■ Work to be completed ■
Your task is to print, exactly and only, the lines from the start of the entries below through the line with "0.5, 0.75, 1];". Include both ends, but skip the pictures.
┏━━
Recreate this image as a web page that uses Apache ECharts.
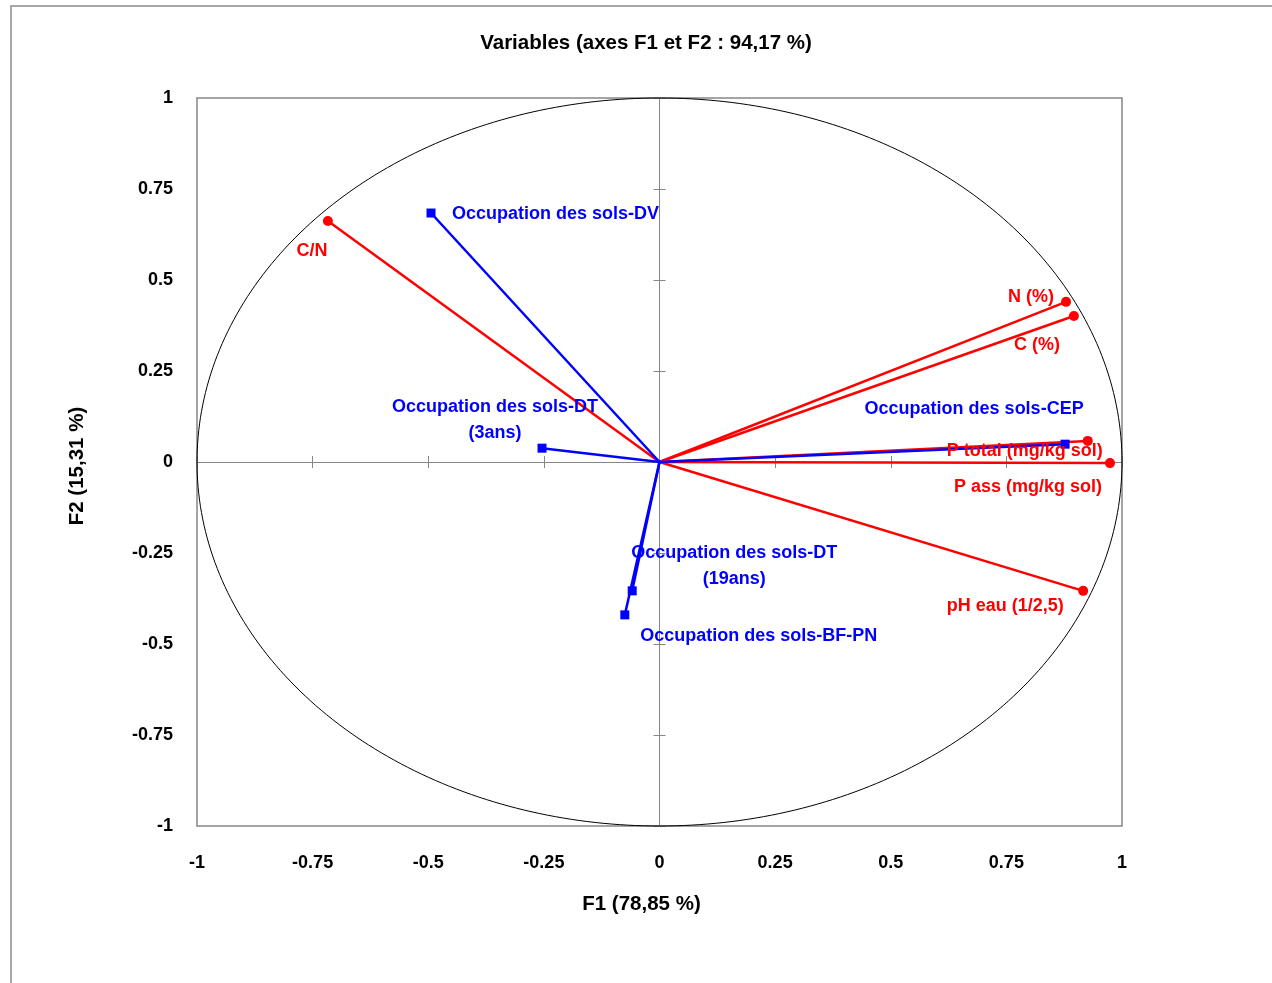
<!DOCTYPE html>
<html><head><meta charset="utf-8">
<script src="https://cdn.jsdelivr.net/npm/echarts@6/dist/echarts.min.js"></script>
<style>
html,body{margin:0;padding:0;background:#fff;}
#frame{position:absolute;left:10px;top:5px;width:1262px;height:978px;border-left:2px solid #a6a6a6;border-top:2px solid #a6a6a6;box-sizing:border-box;}
#c{position:absolute;left:0;top:0;width:1272px;height:983px;}
</style></head>
<body>
<div id="frame"></div>
<div id="c"></div>
<script>
const title = 'Variables (axes F1 et F2 : 94,17 %)';
const xName = 'F1 (78,85 %)';
const yName = 'F2 (15,31 %)';
const tickValues = [-1, -0.75, -0.5, -0.25, 0, 0.25, 0.5, 0.75, 1];

const redNames = ['C/N', 'N (%)', 'C (%)', 'P total (mg/kg sol)', 'P ass (mg/kg sol)', 'pH eau (1/2,5)'];
const redF1 = [-0.717, 0.879, 0.896, 0.926, 0.974, 0.916];
const redF2 = [0.662, 0.440, 0.401, 0.058, -0.003, -0.354];

const blueNames = ['Occupation des sols-DV', 'Occupation des sols-DT\n(3ans)', 'Occupation des sols-CEP', 'Occupation des sols-DT\n(19ans)', 'Occupation des sols-BF-PN'];
const blueF1 = [-0.494, -0.254, 0.877, -0.059, -0.075];
const blueF2 = [0.684, 0.038, 0.049, -0.354, -0.420];

// label placement (pixels, relative to marker centre); align says which label edge sits at the offset
const redPlace = [
  { offset: [-16, 30], align: 'center' },
  { offset: [-12, -5], align: 'right' },
  { offset: [-37, 29], align: 'center' },
  { offset: [-63, 10], align: 'center' },
  { offset: [-82, 24], align: 'center' },
  { offset: [-78, 15], align: 'center' }
];
const bluePlace = [
  { offset: [21, 1], align: 'left' },
  { offset: [-47, -28], align: 'center' },
  { offset: [-91, -35], align: 'center' },
  { offset: [102, -25], align: 'center' },
  { offset: [134, 21], align: 'center' }
];

const RED = '#ff0000', BLUE = '#0000ff', GRAYAX = '#868686';
const FONT = 'Liberation Sans';

const redData = redNames.map((n, i) => [redF1[i], redF2[i], n]);
const blueData = blueNames.map((n, i) => [blueF1[i], blueF2[i], n]);

function vectorSeries(data, color) {
  return {
    type: 'custom', xAxisIndex: 0, yAxisIndex: 0, z: 3,
    data: data,
    renderItem: function (params, api) {
      const p0 = api.coord([0, 0]);
      const p1 = api.coord([api.value(0), api.value(1)]);
      return { type: 'line', shape: { x1: p0[0], y1: p0[1], x2: p1[0], y2: p1[1] },
        style: { stroke: color, lineWidth: 2.5 } };
    },
    silent: true
  };
}
function markerSeries(data, color, symbol, place) {
  return {
    type: 'scatter', xAxisIndex: 0, yAxisIndex: 0, z: 4,
    symbol: symbol, symbolSize: symbol === 'rect' ? 9 : 10,
    itemStyle: { color: color, opacity: 1 },
    data: data.map((d, i) => ({
      value: d,
      label: { show: true, formatter: d[2], position: 'inside', offset: place[i].offset,
        color: color, fontFamily: FONT, fontWeight: 'bold', fontSize: 18, align: place[i].align,
        verticalAlign: 'middle', lineHeight: 26 }
    })),
    silent: true
  };
}

const circleSeries = {
  type: 'custom', xAxisIndex: 0, yAxisIndex: 0, z: 2, silent: true,
  data: [[0, 0]],
  renderItem: function (params, api) {
    const pts = [];
    for (let k = 0; k <= 360; k++) {
      const a = k * Math.PI / 180;
      pts.push(api.coord([Math.cos(a), Math.sin(a)]));
    }
    return { type: 'polyline', shape: { points: pts }, style: { stroke: '#000', lineWidth: 1, fill: null } };
  }
};

const baseAxis = {
  type: 'value', min: -1, max: 1, interval: 0.25, splitLine: { show: false }
};
const labelStyle = { color: '#000', fontFamily: FONT, fontWeight: 'bold', fontSize: 18,
  formatter: v => (tickValues.indexOf(v) >= 0 ? String(v) : '') };

const option = {
  backgroundColor: 'transparent',
  animation: false,
  title: { text: title, left: 641, top: 28, textAlign: 'center',
    textStyle: { fontFamily: FONT, fontWeight: 'bold', fontSize: 20.5, color: '#000' } },
  grid: { left: 197, right: 150, top: 98, bottom: 157, show: true, borderColor: GRAYAX, borderWidth: 1.5, containLabel: false },
  xAxis: [
    Object.assign({}, baseAxis, { position: 'bottom', axisLine: { show: false, onZero: false }, axisTick: { show: false },
      axisLabel: Object.assign({ margin: 28 }, labelStyle),
      name: xName, nameLocation: 'middle', nameGap: 68,
      nameTextStyle: { fontFamily: FONT, fontWeight: 'bold', fontSize: 20.5, color: '#000', padding: [0, 36, 0, 0] } }),
    Object.assign({}, baseAxis, { axisLine: { show: true, onZero: true, onZeroAxisIndex: 0, lineStyle: { color: GRAYAX, width: 1 } },
      axisTick: { show: true, inside: true, length: 6, lineStyle: { color: GRAYAX } }, axisLabel: { show: false } }),
    Object.assign({}, baseAxis, { axisLine: { show: false, onZero: true, onZeroAxisIndex: 0 },
      axisTick: { show: true, inside: false, length: 6, lineStyle: { color: GRAYAX } }, axisLabel: { show: false } })
  ],
  yAxis: [
    Object.assign({}, baseAxis, { position: 'left', axisLine: { show: false, onZero: false }, axisTick: { show: false },
      axisLabel: Object.assign({ margin: 24 }, labelStyle),
      name: yName, nameLocation: 'middle', nameGap: 109, nameRotate: 90,
      nameTextStyle: { fontFamily: FONT, fontWeight: 'bold', fontSize: 20.5, color: '#000', padding: [0, 8, 0, 0] } }),
    Object.assign({}, baseAxis, { axisLine: { show: true, onZero: true, onZeroAxisIndex: 0, lineStyle: { color: GRAYAX, width: 1 } },
      axisTick: { show: true, inside: true, length: 6, lineStyle: { color: GRAYAX } }, axisLabel: { show: false } }),
    Object.assign({}, baseAxis, { axisLine: { show: false, onZero: true, onZeroAxisIndex: 0 },
      axisTick: { show: true, inside: false, length: 6, lineStyle: { color: GRAYAX } }, axisLabel: { show: false } })
  ],
  series: [
    circleSeries,
    vectorSeries(redData, RED),
    vectorSeries(blueData, BLUE),
    markerSeries(redData, RED, 'circle', redPlace),
    markerSeries(blueData, BLUE, 'rect', bluePlace)
  ]
};

const chart = echarts.init(document.getElementById('c'), null, { renderer: 'canvas' });
chart.setOption(option);
</script>
</body></html>
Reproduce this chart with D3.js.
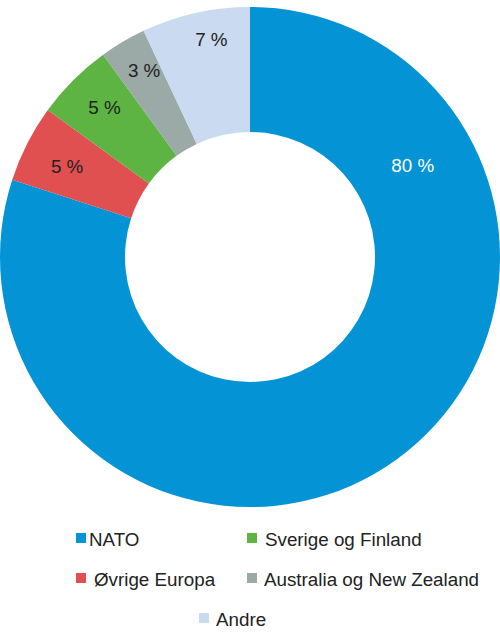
<!DOCTYPE html>
<html>
<head>
<meta charset="utf-8">
<script src="https://cdn.jsdelivr.net/npm/d3@7"></script>
<style>
  body { margin: 0; background: #fff; }
  text { font-family: "Liberation Sans", Arial, sans-serif; }
</style>
</head>
<body>
<div id="chart"></div>
<script>
// Data
const categories = ["NATO", "Øvrige Europa", "Sverige og Finland", "Australia og New Zealand", "Andre"];
const values = [80, 5, 5, 3, 7];
const colors = ["#0493d4", "#e05050", "#5db443", "#9ba9a7", "#cadaf1"];
const legendOrder = ["NATO", "Sverige og Finland", "Øvrige Europa", "Australia og New Zealand", "Andre"];

const width = 500, height = 637;
const cx = 250, cy = 257;
const outerR = 250, innerR = 125;
const fontSize = "18.8px";

const svg = d3.select("#chart")
  .append("svg")
  .attr("width", width)
  .attr("height", height);

const g = svg.append("g")
  .attr("transform", `translate(${cx},${cy})`);

const color = d3.scaleOrdinal().domain(categories).range(colors);

const pie = d3.pie()
  .value(d => d.value)
  .sort(null);

const data = categories.map((c, i) => ({ name: c, value: values[i] }));
const arcs = pie(data);

const arc = d3.arc().innerRadius(innerR).outerRadius(outerR);

g.selectAll("path")
  .data(arcs)
  .enter()
  .append("path")
    .attr("d", arc)
    .attr("fill", d => color(d.data.name));

// label placement (radius, fraction along slice) - like the original layout
const labelR = [187, 204, 209, 215, 221];
const labelF = [0.21, 0.46, 0.55, 0.6, 0.6];
function labelPos(d) {
  const a = d.startAngle + (d.endAngle - d.startAngle) * labelF[d.index];
  const r = labelR[d.index];
  return [Math.sin(a) * r, -Math.cos(a) * r];
}

g.selectAll("text.lbl")
  .data(arcs)
  .enter()
  .append("text")
    .attr("class", "lbl")
    .attr("transform", d => `translate(${labelPos(d)})`)
    .attr("text-anchor", "middle")
    .attr("dy", "0.36em")
    .style("font-size", fontSize)
    .style("fill", d => d.index === 0 ? "#fff" : "#222")
    .text(d => d.data.value + " %");

// Legend
const legendPos = {
  "NATO": [76, 89, 538],
  "Sverige og Finland": [247, 265, 538],
  "Øvrige Europa": [76, 94, 578],
  "Australia og New Zealand": [247, 264, 578],
  "Andre": [199, 216, 618]
};

const legend = svg.append("g");
legendOrder.forEach(name => {
  const [sx, tx, y] = legendPos[name];
  legend.append("rect")
    .attr("x", sx).attr("y", y - 5)
    .attr("width", 10).attr("height", 10)
    .attr("fill", color(name));
  legend.append("text")
    .attr("x", tx).attr("y", y + 8)
    .style("font-size", fontSize)
    .style("fill", "#222")
    .text(name);
});
</script>
</body>
</html>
┗━━
■ Answer for this exercise ■
Recreate this image as a web page that uses Apache ECharts.
<!DOCTYPE html>
<html><head><meta charset="utf-8">
<script src="https://cdn.jsdelivr.net/npm/echarts@6/dist/echarts.min.js"></script>
<style>
html,body{margin:0;padding:0;background:#fff;}
#frame{position:absolute;left:10px;top:5px;width:1262px;height:978px;border-left:2px solid #a6a6a6;border-top:2px solid #a6a6a6;box-sizing:border-box;}
#c{position:absolute;left:0;top:0;width:1272px;height:983px;}
</style></head>
<body>
<div id="frame"></div>
<div id="c"></div>
<script>
const title = 'Variables (axes F1 et F2 : 94,17 %)';
const xName = 'F1 (78,85 %)';
const yName = 'F2 (15,31 %)';
const tickValues = [-1, -0.75, -0.5, -0.25, 0, 0.25, 0.5, 0.75, 1];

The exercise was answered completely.